Maybe, says Gloria Tsang, RD.  Many studies investigating the benefits of red wine suggest that a moderate amount of red wine (one drink a day for women and two drinks a day for men) lowers the risk of heart attack for people in middle age by 30 to 50 percent. It is also suggested that red wine may prevent additional heart attacks if you have already suffered from one. Other studies also indicated that red wine can raise HDL cholesterol (the Good cholesterol) and prevent LDL cholesterol (the Bad cholesterol) from forming. Red wine may help prevent blood clots and reduce the blood vessel damage caused by fat deposits.

 

Antioxidant in Red Wine Kills Cancer Cells

Good news for lovers of red wine - researchers at the University of Pittsburgh found that the pigmentation chemical in grapes that gives red wine and grape skins their color kills human cancer cells while leaving healthy cells intact. The compound, an antioxidant that occurs naturally in fruits and vegetables, is a type of anthocyanidin, an antioxidant common in plants.

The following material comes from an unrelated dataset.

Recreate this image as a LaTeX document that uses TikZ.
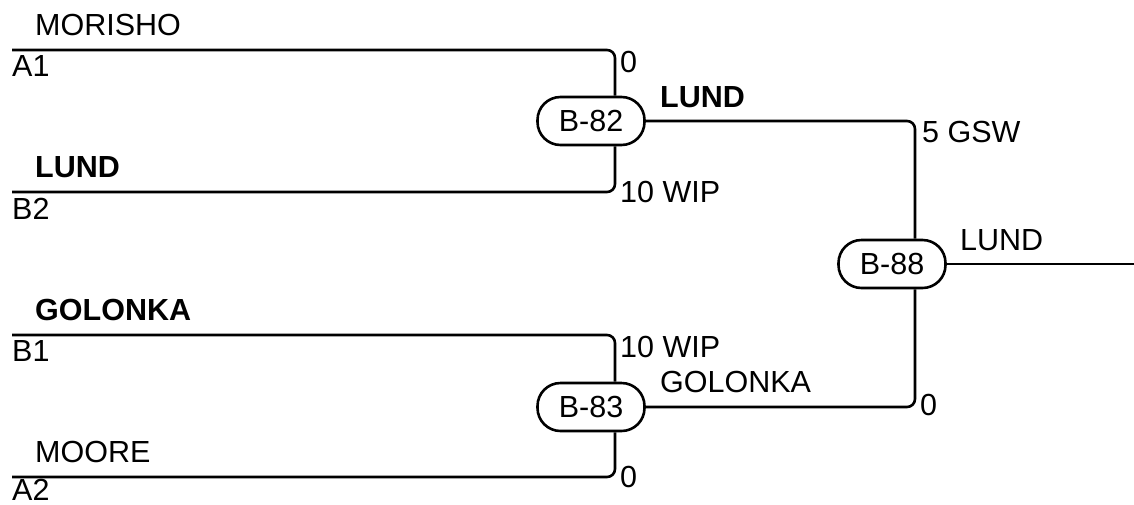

Scientists knew that anthocyanidins had cancer-fighting properties and decided to focus on one of the most common types, cyanidin-3-rutinoside (C-3-R). Although it is abundant in red wine, scientists used C-3-R purified from black raspberries and tested it on several lines of human leukemia cells. They repeated the test using human lymphoma cells.

At low doses of C-3-R, half of the cancer cells in all lines died within 18 hours. When the dose was more than doubled, all of the cancer cells died within 18 hours. Researchers repeated the experiment several times using different types of leukemia cells and got similar results.  But when C-3-R was used on normal human blood cells, there appeared to be no toxic effects.

"Common treatments for leukemia, such as chemotherapy and radiation, often damage healthy cells and tissues and can produce unwanted side effects for many years afterward," said Dr. Xiao-Ming Yin, an associate professor of pathology at the University of Pittsburg School of Medicine. "So there is an intensive search for more targeted therapies for leukemia worldwide. If we can reproduce these anticancer effects in animal studies," Yin said, "this will present a very promising approach for treating a variety of human leukemias and, perhaps, lymphomas as well."